Akka, when she was 95 but hale and hearty and bubbling with energy, said,” We all ( the English educated) inspired by Panditji to make a difference to India and did what ever we can to honour the tryst with destiny.. We never thought it will bear fruit but it was a mission we all undertook.” Anjum Katyal, editor, writer, translator and scholar, who worked with Akka on a book she had written, says, “What a remarkable lady and what a rich life.
The film society movement, the start of Indian documentary film and educational NCERT work, the friendships with Jean Renoir, Rossellini, Malle, Ray and so many others – her life spanned all this and more.
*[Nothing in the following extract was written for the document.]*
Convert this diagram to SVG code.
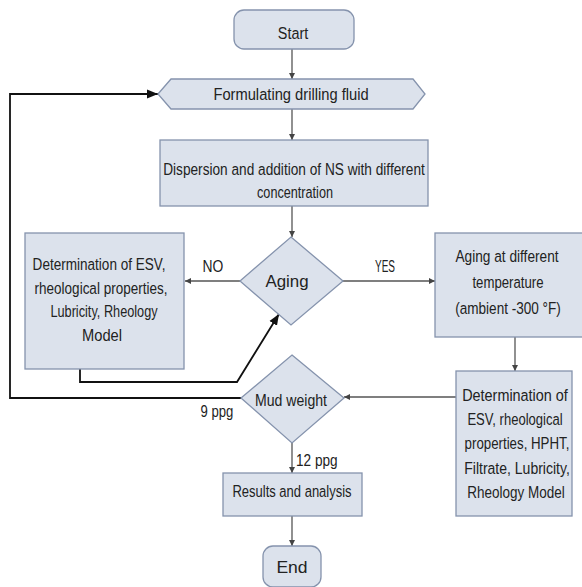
<svg xmlns="http://www.w3.org/2000/svg" width="582" height="587" viewBox="0 0 582 587">
<style>
.n{fill:#dce2ec;stroke:#8593ad;stroke-width:1.3}
.t{font-family:"Liberation Sans",Arial,sans-serif;font-size:17px;fill:#222;text-anchor:middle}
.s{text-anchor:start}
.c{fill:none;stroke:#555;stroke-width:1.3}
.k{fill:none;stroke:#111;stroke-width:1.8}
</style>
<defs>
<marker id="a" viewBox="0 0 10 10" refX="10" refY="5" markerWidth="6" markerHeight="6" orient="auto" markerUnits="userSpaceOnUse"><path d="M0,0L10,5L0,10z" fill="#444"/></marker>
<marker id="b" viewBox="0 0 10 10" refX="10" refY="5" markerWidth="11" markerHeight="11" orient="auto" markerUnits="userSpaceOnUse"><path d="M0,1L10,5L0,9z" fill="#111"/></marker>
</defs>
<rect width="582" height="587" fill="#fff"/>
<g id="connectors">
<path class="c" d="M292,49V79" marker-end="url(#a)"/>
<path class="c" d="M292,109V140" marker-end="url(#a)"/>
<path class="c" d="M292,206V237" marker-end="url(#a)"/>
<path class="c" d="M240,281H185" marker-end="url(#a)"/>
<path class="c" d="M343,281H435" marker-end="url(#a)"/>
<path class="c" d="M515,337V371" marker-end="url(#a)"/>
<path class="c" d="M456,397H344" marker-end="url(#a)"/>
<path class="c" d="M292,443V473" marker-end="url(#a)"/>
<path class="c" d="M292,516V546" marker-end="url(#a)"/>
<path class="k" d="M80,369V382H237L279,314" marker-end="url(#b)"/>
<path class="k" d="M241,398H10V94H158" marker-end="url(#b)"/>
<text class="t" transform="translate(213,272) scale(0.8,1)" textLength="26" lengthAdjust="spacingAndGlyphs">NO</text>
<text class="t" transform="translate(385,272) scale(0.8,1)" textLength="25" lengthAdjust="spacingAndGlyphs">YES</text>
<text class="t" transform="translate(217,417) scale(0.8,1)" textLength="41" lengthAdjust="spacingAndGlyphs">9 ppg</text>
<text class="t s" transform="translate(296,466) scale(0.8,1)" textLength="52" lengthAdjust="spacingAndGlyphs">12 ppg</text>
</g>
<g id="start">
<rect class="n" x="234" y="10" width="120" height="39" rx="10"/>
<text class="t" transform="translate(293,39) scale(0.8,1)" textLength="38" lengthAdjust="spacingAndGlyphs">Start</text>
</g>
<g id="formulating">
<polygon class="n" points="158,94 171,79 413,79 425,94 413,109 171,109"/>
<text class="t" transform="translate(291,100) scale(0.8,1)" textLength="194" lengthAdjust="spacingAndGlyphs">Formulating drilling fluid</text>
</g>
<g id="dispersion">
<rect class="n" x="160" y="140" width="268" height="66"/>
<text class="t" transform="translate(294,175) scale(0.8,1)" textLength="327" lengthAdjust="spacingAndGlyphs">Dispersion and addition of NS with different</text>
<text class="t" transform="translate(295,198) scale(0.8,1)" textLength="95" lengthAdjust="spacingAndGlyphs">concentration</text>
</g>
<g id="aging">
<polygon class="n" points="291,237 343,281 291,325 240,281"/>
<text class="t" transform="translate(287,287) scale(0.8,1)" textLength="54" lengthAdjust="spacingAndGlyphs">Aging</text>
</g>
<g id="det-left">
<rect class="n" x="25" y="233" width="159" height="136"/>
<text class="t" transform="translate(99,270) scale(0.8,1)" textLength="166" lengthAdjust="spacingAndGlyphs">Determination of ESV,</text>
<text class="t" transform="translate(101,294) scale(0.8,1)" textLength="166" lengthAdjust="spacingAndGlyphs">rheological properties,</text>
<text class="t" transform="translate(104,317) scale(0.8,1)" textLength="134" lengthAdjust="spacingAndGlyphs">Lubricity, Rheology</text>
<text class="t" transform="translate(102,341) scale(0.8,1)" textLength="50" lengthAdjust="spacingAndGlyphs">Model</text>
</g>
<g id="aging-temp">
<rect class="n" x="435" y="233" width="160" height="104"/>
<text class="t" transform="translate(507,262) scale(0.8,1)" textLength="129" lengthAdjust="spacingAndGlyphs">Aging at different</text>
<text class="t" transform="translate(508,288) scale(0.8,1)" textLength="89" lengthAdjust="spacingAndGlyphs">temperature</text>
<text class="t" transform="translate(508,314) scale(0.8,1)" textLength="132" lengthAdjust="spacingAndGlyphs">(ambient -300 °F)</text>
</g>
<g id="det-right">
<rect class="n" x="456" y="371" width="116" height="145"/>
<text class="t" transform="translate(515,401) scale(0.8,1)" textLength="132" lengthAdjust="spacingAndGlyphs">Determination of</text>
<text class="t" transform="translate(515,425) scale(0.8,1)" textLength="119" lengthAdjust="spacingAndGlyphs">ESV, rheological</text>
<text class="t" transform="translate(517,449) scale(0.8,1)" textLength="131" lengthAdjust="spacingAndGlyphs">properties, HPHT,</text>
<text class="t" transform="translate(517,474) scale(0.8,1)" textLength="132" lengthAdjust="spacingAndGlyphs">Filtrate, Lubricity,</text>
<text class="t" transform="translate(516,498) scale(0.8,1)" textLength="122" lengthAdjust="spacingAndGlyphs">Rheology Model</text>
</g>
<g id="mud">
<polygon class="n" points="292,355 344,398 292,443 241,398"/>
<text class="t" transform="translate(291,406) scale(0.8,1)" textLength="90" lengthAdjust="spacingAndGlyphs">Mud weight</text>
</g>
<g id="results">
<rect class="n" x="223" y="473" width="139" height="43"/>
<text class="t" transform="translate(292,497) scale(0.8,1)" textLength="149" lengthAdjust="spacingAndGlyphs">Results and analysis</text>
</g>
<g id="end">
<rect class="n" x="263" y="546" width="58" height="41" rx="10"/>
<text class="t" transform="translate(292,573) scale(0.8,1)" textLength="39" lengthAdjust="spacingAndGlyphs">End</text>
</g>
</svg>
I was privileged to know her while we worked on her book 'From Rajahs and Yogis to Gandhi and Beyond.'
One of her most memorable works was a manually animated film produced by Films Division called Ek, Anek and Ekta, which through a couple of birds , sings how it is possible to achieve great work if we all work together. The film introduced children to the concept of unity in diversity in a way that was incredibly easy to understand. It had a running time of only seven minutes but for those who had seen it, the film remained etched in their memories of childhood. The film was made in 1974 and this example appears in many of the tributes paid to Akka who did not know her but remember the film fondly.
She was 98 and had lived a full life and when she passed away, her daughter says it was only old age and no sickness that befell her.